Last night I finally had the opportunity to watch Martin Scorsese’s 2016 film Silence about Jesuit missionaries to Japan during the intense persecution of Christians in the 17th century.
Here’s the trailer for it:
As shown in the trailer, the film begins with two young Portuguese Jesuits being informed that their mentor and confessor has apostatized in Japan. The news is unfathomable to them, and so they implore their superior to be able to return to Japan to continue their mission of evangelization and to attempt to find the priest.
Japan had been evangelized in the 16th century by Francis Xavier and, gradually, by other missions of Jesuits and Franciscans. Christianity grew and flourished until Christianity was banned in the early 17th century and driven underground.
The film depicts the drama of these anti-Christian persecutions in such a way that I suspect no one is led to think it would have been better for the island country to have never been evangelized in the first place.

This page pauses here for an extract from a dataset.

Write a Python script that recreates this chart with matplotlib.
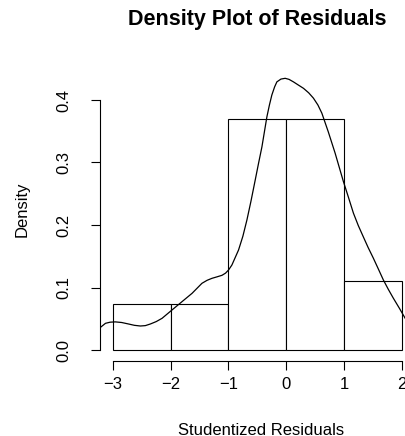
import matplotlib
matplotlib.use("Agg")
import matplotlib.pyplot as plt

plt.rcParams['font.family'] = ['Liberation Sans', 'DejaVu Sans']

bin_edges = [-3, -2, -1, 0, 1, 2]
bin_density = [0.074, 0.074, 0.370, 0.370, 0.111]

curve_x = [-3.22, -3.13, -3.05, -2.96, -2.85, -2.73, -2.63, -2.526, -2.44, -2.353,
           -2.25, -2.15, -1.978, -1.805, -1.63, -1.459, -1.37, -1.285, -1.20, -1.112,
           -1.05, -0.998, -0.94, -0.825, -0.75, -0.68, -0.61, -0.536, -0.48, -0.42,
           -0.334, -0.29, -0.248, -0.20, -0.161, -0.09, -0.017, 0.05, 0.126, 0.21,
           0.30, 0.39, 0.472, 0.55, 0.618, 0.73, 0.848, 0.99, 1.08, 1.165,
           1.25, 1.337, 1.42, 1.51, 1.60, 1.684, 1.77, 1.856, 1.96, 2.06, 2.12]
curve_y = [0.036, 0.0427, 0.0445, 0.045, 0.0440, 0.0416, 0.0395, 0.0384, 0.0390, 0.0416,
           0.0455, 0.0507, 0.064, 0.0773, 0.0907, 0.1067, 0.1115, 0.1147, 0.1170, 0.1195,
           0.1230, 0.128, 0.136, 0.160, 0.182, 0.208, 0.238, 0.272, 0.298, 0.325,
           0.373, 0.392, 0.408, 0.421, 0.429, 0.4335, 0.4347, 0.4330, 0.429, 0.424,
           0.4187, 0.4115, 0.403, 0.392, 0.379, 0.349, 0.315, 0.270, 0.244, 0.219,
           0.199, 0.181, 0.164, 0.147, 0.129, 0.112, 0.097, 0.083, 0.067, 0.051, 0.043]

x_ticks = [-3, -2, -1, 0, 1, 2]
y_ticks = [0.0, 0.1, 0.2, 0.3, 0.4]
y_ticklabels = ["0.0", "0.1", "0.2", "0.3", "0.4"]

W, H = 406, 436
ax_l, ax_b, ax_w, ax_h = 100, 75, 306, 297

fig = plt.figure(figsize=(W/100, H/100), dpi=100)
ax = fig.add_axes([ax_l/W, ax_b/H, ax_w/W, ax_h/H])

widths = [bin_edges[i+1] - bin_edges[i] for i in range(len(bin_density))]
ax.bar(bin_edges[:-1], bin_density, width=widths, align='edge',
       facecolor='white', edgecolor='black', linewidth=0.8)
ax.plot(curve_x, curve_y, color='black', linewidth=0.9)

ax.set_xlim(-3.225, 2.076)
ax.set_ylim(-0.0176, 0.4576)

for s in ['top', 'right']:
    ax.spines[s].set_visible(False)
ax.spines['bottom'].set_bounds(-3, 2)
ax.spines['left'].set_bounds(0, 0.4)
ax.spines['bottom'].set_linewidth(0.8)
ax.spines['left'].set_linewidth(0.8)

ax.set_xticks(x_ticks)
ax.set_yticks(y_ticks)
ax.set_yticklabels(y_ticklabels, rotation=90, va='center')
ax.tick_params(axis='both', direction='out', length=6.5, width=0.8, labelsize=12)
ax.tick_params(axis='x', pad=5)
ax.tick_params(axis='y', pad=14)

ax.set_xlabel("Studentized Residuals", fontsize=12)
ax.xaxis.label.set_va('center')
ax.xaxis.set_label_coords((261.5 - ax_l) / ax_w, ((H - 430) - ax_b) / ax_h)
ax.set_ylabel("Density", fontsize=12)
ax.yaxis.label.set_va('center')
ax.yaxis.set_label_coords((22 - ax_l) / ax_w, ((H - 209) - ax_b) / ax_h)

ax.text((257 - ax_l) / ax_w, ((H - 20) - ax_b) / ax_h, "Density Plot of Residuals",
        transform=ax.transAxes, ha='center', va='center',
        fontsize=15.5, fontweight='bold')

fig.savefig("out.png", dpi=100)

The priests and the secret Christians face grave threats to their survival and suffer intense torture and persecution.
In a particularly poignant scene, the Japanese Grand Councilor tells the young priest, “Father, the doctrine you bring with you may be true in Spain and Portugal. But we have studied it carefully…thought about it over much time…and find it is of no use and no value in Japan. We have concluded that it is a danger.”
To this, the priest replies, “But we believe we brought you the truth, and the truth is universal. It’s common to all countries at all times, that’s why we call it the truth. If a doctrine weren’t as true in Japan as it is in Portugal, we couldn’t call it the truth.”
The Japanese authorities think: if the Christians and missionary priests would only trample upon religious images and apostatize, then everything could go smoothly for them. They could save their own lives and prevent the suffering of countless others who are being tortured.
The torments are real and the temptations to apostatize augment.
Ultimately, to my mind, this film offers a brilliant depiction of the truth that there really are things worse than death – things like apostasy, betrayal, and cowardice.
I would love to watch this film with a group of young adults and discuss it because it raises many provocative questions about cultural relativism and absolute truth.
Today, too, many people’s lives would be much simpler and much longer if they renounced their faith and sublimated their conscience. Yet, as the drama of the film shows so masterfully, such an approach is truly degrading to the human spirit; it is indeed a fate much worse than death.
I remember watching the Silence a few years ago. It was thought-provoking. It contrasts beautifully with The Mission, another excellent movie about Jesuit missionaries in the field. A discussion of the two films and the themes Scorsese and Joffé explore has the potential to be quite interesting.